→ Work to be completed
With the pictures left out, copy the listing below exactly.

→ Information supplied
....
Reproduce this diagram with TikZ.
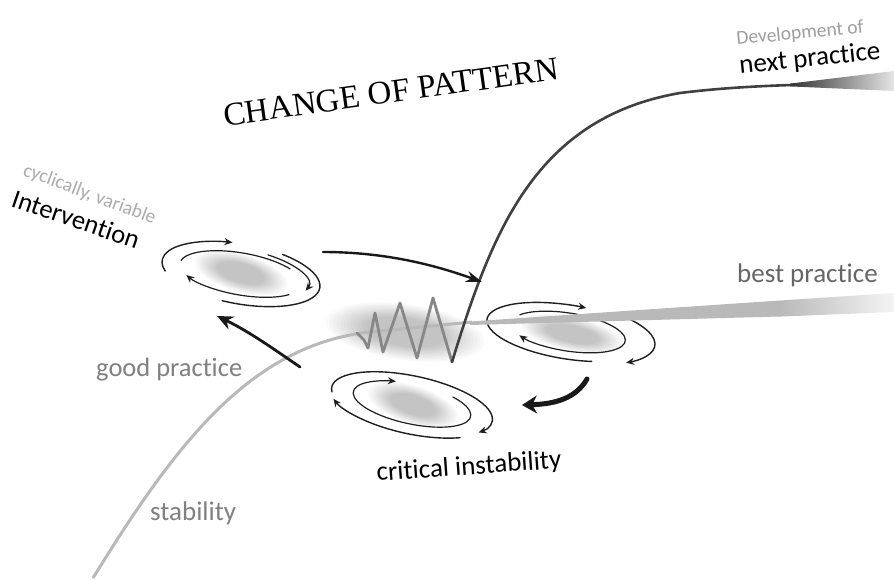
\documentclass[tikz,border=0pt]{standalone}
\usepackage{fontspec}
\setmainfont[RawFeature={-liga;-calt;-dlig}]{Carlito}
\newfontfamily\titlefont{Liberation Serif}
\usetikzlibrary{arrows.meta}
\newcommand{\myblob}[5]{%
  \begin{scope}[shift={(#1,-#2)},rotate=#5]
    \foreach \k in {0,...,11}{%
      \fill[black,opacity=0.02] (0,0) ellipse[x radius={#3*(1-0.045*\k)}, y radius={#4*(1-0.045*\k)}];}
  \end{scope}}
\begin{document}
\begin{tikzpicture}[x=1pt,y=1pt,
  vo/.style={draw=black!88, line width=1.4pt, line cap=round},
  vi/.style={draw=black!88, line width=1.2pt, line cap=round},
  vtip/.style={-{Stealth[length=8pt,width=7pt]}},
  bigarrow/.style={draw=black!90, line cap=round},
  lbl/.style={inner sep=0pt, font=\fontsize{27}{31}\selectfont},
  small/.style={inner sep=0pt, font=\fontsize{19.5}{23}\selectfont},
 ]
\fill[white] (0,0) rectangle (894,-580);
\useasboundingbox (0,0) rectangle (894,-580);

% soft grey blobs
\myblob{405}{332}{80}{28}{-8}
\myblob{241}{273}{48}{19}{-16}
\myblob{572}{334}{52}{17}{-12}
\myblob{413}{405}{47}{19}{-18}

% left vortex
\begin{scope}[shift={(241,-274)},rotate=-10]
  \draw[vo,vtip] (200:80 and 30) arc[start angle=200,end angle=100,x radius=80,y radius=30];
  \draw[vo] (62:80 and 30) arc[start angle=62,end angle=-100,x radius=80,y radius=30];
  \draw[vi,vtip] (70:68 and 25) arc[start angle=70,end angle=-12,x radius=68,y radius=25];
  \draw[vi] (172:62 and 21) arc[start angle=172,end angle=40,x radius=62,y radius=21];
  \draw[vi,vtip] (-35:62 and 21) arc[start angle=-35,end angle=-150,x radius=62,y radius=21];
\end{scope}

% middle-right vortex
\begin{scope}[shift={(568,-332)},rotate=-9]
  \draw[vo,vtip] (-70:82 and 27) arc[start angle=-70,end angle=-280,x radius=82,y radius=27];
  \draw[vo,vtip] (50:88 and 30) arc[start angle=50,end angle=-45,x radius=88,y radius=30];
  \draw[vi,vtip] (150:58 and 19) arc[start angle=150,end angle=-145,x radius=58,y radius=19];
\end{scope}

% bottom vortex
\begin{scope}[shift={(412,-404)},rotate=-12]
  \draw[vo,vtip] (190:82 and 28) arc[start angle=190,end angle=-30,x radius=82,y radius=28];
  \draw[vi,vtip] (50:60 and 20) arc[start angle=50,end angle=-250,x radius=60,y radius=20];
  \draw[vo,vtip] (-50:84 and 30) arc[start angle=-50,end angle=-158,x radius=84,y radius=30];
\end{scope}

% grey curve and band
\draw[draw=gray!55, line width=3pt] (93,-578) .. controls (175,-445) and (250,-345) .. (370,-332) -- (472,-322);
\fill[gray!55] (470,-321.5) -- (780,-300.5) -- (780,-316.5) -- (470,-325) -- cycle;
\shade[left color=gray!55, right color=gray!8] (779,-300.6) -- (894,-293) -- (894,-312) -- (779,-316.6) -- cycle;

% zigzag
\draw[draw=black!47, line width=2.8pt, line join=round, line cap=round]
  (357,-333) -- (364,-340) -- (368,-348) -- (375,-313) -- (383,-352) -- (400,-303)
  -- (417,-358) -- (433,-298) -- (452,-362);

% dark curve (next practice)
\coordinate (z) at (452,-362);
\coordinate (w) at (792,-85);
\draw[draw=black!75, line width=2.6pt, line cap=round]
  (z) .. controls (492,-232) and (535,-118) .. (680,-93) .. controls (720,-88) and (760,-86) .. (w);
\shade[left color=black!80, right color=black!10] (790,-83.6) -- (894,-71) -- (894,-91) -- (790,-86.4) -- cycle;

% big arrows
\coordinate (a1s) at (323,-252); \coordinate (a1e) at (482,-282);
\draw[bigarrow, line width=2.4pt, -{Stealth[length=16pt,width=11pt]}]
  (a1s) .. controls (385,-252) and (435,-265) .. (a1e);
\coordinate (a2s) at (300,-367); \coordinate (a2e) at (217,-316);
\draw[bigarrow, line width=2.8pt, -{Stealth[length=16pt,width=14pt]}]
  (a2s) .. controls (275,-350) and (250,-332) .. (a2e);
\coordinate (a3s) at (587,-379); \coordinate (a3e) at (522,-405);
\draw[bigarrow, line width=5pt, -{Stealth[length=15pt,width=18pt]}]
  (a3s) .. controls (576,-398) and (556,-404) .. (a3e);

% texts
\node[font=\titlefont\fontsize{33}{36}\selectfont, rotate=8, inner sep=0pt] (title) at (391,-92) {CHANGE OF PATTERN};
\node[small, anchor=base west, rotate=5.5, text=black!38] (dev) at (737,-45) {Development of};
\node[lbl, anchor=base west, rotate=6] (next) at (740,-74) {next practice};
\node[small, anchor=base west, rotate=-20.5, text=black!33] (cyc) at (22,-175) {cyclically, variable};
\node[lbl, anchor=base west, rotate=-19, font=\fontsize{26.5}{30}\selectfont] (int) at (10,-206) {Intervention};
\node[lbl, anchor=base west, text=black!60] (best) at (737,-282) {best practice};
\node[lbl, anchor=base west, text=black!50, font=\fontsize{26.5}{30}\selectfont] (good) at (96,-376) {good practice};
\node[lbl, anchor=base west, text=black!50] (stab) at (150,-520) {stability};
\node[lbl, anchor=base west, rotate=4] (crit) at (377,-481) {critical instability};
\end{tikzpicture}
\end{document}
....
→ Result of the task
Reproduce this diagram with TikZ.
\documentclass[tikz,border=0pt]{standalone}
\usepackage{fontspec}
\setmainfont[RawFeature={-liga;-calt;-dlig}]{Carlito}
\newfontfamily\titlefont{Liberation Serif}
\usetikzlibrary{arrows.meta}
\newcommand{\myblob}[5]{%
  \begin{scope}[shift={(#1,-#2)},rotate=#5]
    \foreach \k in {0,...,11}{%
      \fill[black,opacity=0.02] (0,0) ellipse[x radius={#3*(1-0.045*\k)}, y radius={#4*(1-0.045*\k)}];}
  \end{scope}}
\begin{document}
\begin{tikzpicture}[x=1pt,y=1pt,
  vo/.style={draw=black!88, line width=1.4pt, line cap=round},
  vi/.style={draw=black!88, line width=1.2pt, line cap=round},
  vtip/.style={-{Stealth[length=8pt,width=7pt]}},
  bigarrow/.style={draw=black!90, line cap=round},
  lbl/.style={inner sep=0pt, font=\fontsize{27}{31}\selectfont},
  small/.style={inner sep=0pt, font=\fontsize{19.5}{23}\selectfont},
 ]
\fill[white] (0,0) rectangle (894,-580);
\useasboundingbox (0,0) rectangle (894,-580);

% soft grey blobs
\myblob{405}{332}{80}{28}{-8}
\myblob{241}{273}{48}{19}{-16}
\myblob{572}{334}{52}{17}{-12}
\myblob{413}{405}{47}{19}{-18}

% left vortex
\begin{scope}[shift={(241,-274)},rotate=-10]
  \draw[vo,vtip] (200:80 and 30) arc[start angle=200,end angle=100,x radius=80,y radius=30];
  \draw[vo] (62:80 and 30) arc[start angle=62,end angle=-100,x radius=80,y radius=30];
  \draw[vi,vtip] (70:68 and 25) arc[start angle=70,end angle=-12,x radius=68,y radius=25];
  \draw[vi] (172:62 and 21) arc[start angle=172,end angle=40,x radius=62,y radius=21];
  \draw[vi,vtip] (-35:62 and 21) arc[start angle=-35,end angle=-150,x radius=62,y radius=21];
\end{scope}

% middle-right vortex
\begin{scope}[shift={(568,-332)},rotate=-9]
  \draw[vo,vtip] (-70:82 and 27) arc[start angle=-70,end angle=-280,x radius=82,y radius=27];
  \draw[vo,vtip] (50:88 and 30) arc[start angle=50,end angle=-45,x radius=88,y radius=30];
  \draw[vi,vtip] (150:58 and 19) arc[start angle=150,end angle=-145,x radius=58,y radius=19];
\end{scope}

% bottom vortex
\begin{scope}[shift={(412,-404)},rotate=-12]
  \draw[vo,vtip] (190:82 and 28) arc[start angle=190,end angle=-30,x radius=82,y radius=28];
  \draw[vi,vtip] (50:60 and 20) arc[start angle=50,end angle=-250,x radius=60,y radius=20];
  \draw[vo,vtip] (-50:84 and 30) arc[start angle=-50,end angle=-158,x radius=84,y radius=30];
\end{scope}

% grey curve and band
\draw[draw=gray!55, line width=3pt] (93,-578) .. controls (175,-445) and (250,-345) .. (370,-332) -- (472,-322);
\fill[gray!55] (470,-321.5) -- (780,-300.5) -- (780,-316.5) -- (470,-325) -- cycle;
\shade[left color=gray!55, right color=gray!8] (779,-300.6) -- (894,-293) -- (894,-312) -- (779,-316.6) -- cycle;

% zigzag
\draw[draw=black!47, line width=2.8pt, line join=round, line cap=round]
  (357,-333) -- (364,-340) -- (368,-348) -- (375,-313) -- (383,-352) -- (400,-303)
  -- (417,-358) -- (433,-298) -- (452,-362);

% dark curve (next practice)
\coordinate (z) at (452,-362);
\coordinate (w) at (792,-85);
\draw[draw=black!75, line width=2.6pt, line cap=round]
  (z) .. controls (492,-232) and (535,-118) .. (680,-93) .. controls (720,-88) and (760,-86) .. (w);
\shade[left color=black!80, right color=black!10] (790,-83.6) -- (894,-71) -- (894,-91) -- (790,-86.4) -- cycle;

% big arrows
\coordinate (a1s) at (323,-252); \coordinate (a1e) at (482,-282);
\draw[bigarrow, line width=2.4pt, -{Stealth[length=16pt,width=11pt]}]
  (a1s) .. controls (385,-252) and (435,-265) .. (a1e);
\coordinate (a2s) at (300,-367); \coordinate (a2e) at (217,-316);
\draw[bigarrow, line width=2.8pt, -{Stealth[length=16pt,width=14pt]}]
  (a2s) .. controls (275,-350) and (250,-332) .. (a2e);
\coordinate (a3s) at (587,-379); \coordinate (a3e) at (522,-405);
\draw[bigarrow, line width=5pt, -{Stealth[length=15pt,width=18pt]}]
  (a3s) .. controls (576,-398) and (556,-404) .. (a3e);

% texts
\node[font=\titlefont\fontsize{33}{36}\selectfont, rotate=8, inner sep=0pt] (title) at (391,-92) {CHANGE OF PATTERN};
\node[small, anchor=base west, rotate=5.5, text=black!38] (dev) at (737,-45) {Development of};
\node[lbl, anchor=base west, rotate=6] (next) at (740,-74) {next practice};
\node[small, anchor=base west, rotate=-20.5, text=black!33] (cyc) at (22,-175) {cyclically, variable};
\node[lbl, anchor=base west, rotate=-19, font=\fontsize{26.5}{30}\selectfont] (int) at (10,-206) {Intervention};
\node[lbl, anchor=base west, text=black!60] (best) at (737,-282) {best practice};
\node[lbl, anchor=base west, text=black!50, font=\fontsize{26.5}{30}\selectfont] (good) at (96,-376) {good practice};
\node[lbl, anchor=base west, text=black!50] (stab) at (150,-520) {stability};
\node[lbl, anchor=base west, rotate=4] (crit) at (377,-481) {critical instability};
\end{tikzpicture}
\end{document}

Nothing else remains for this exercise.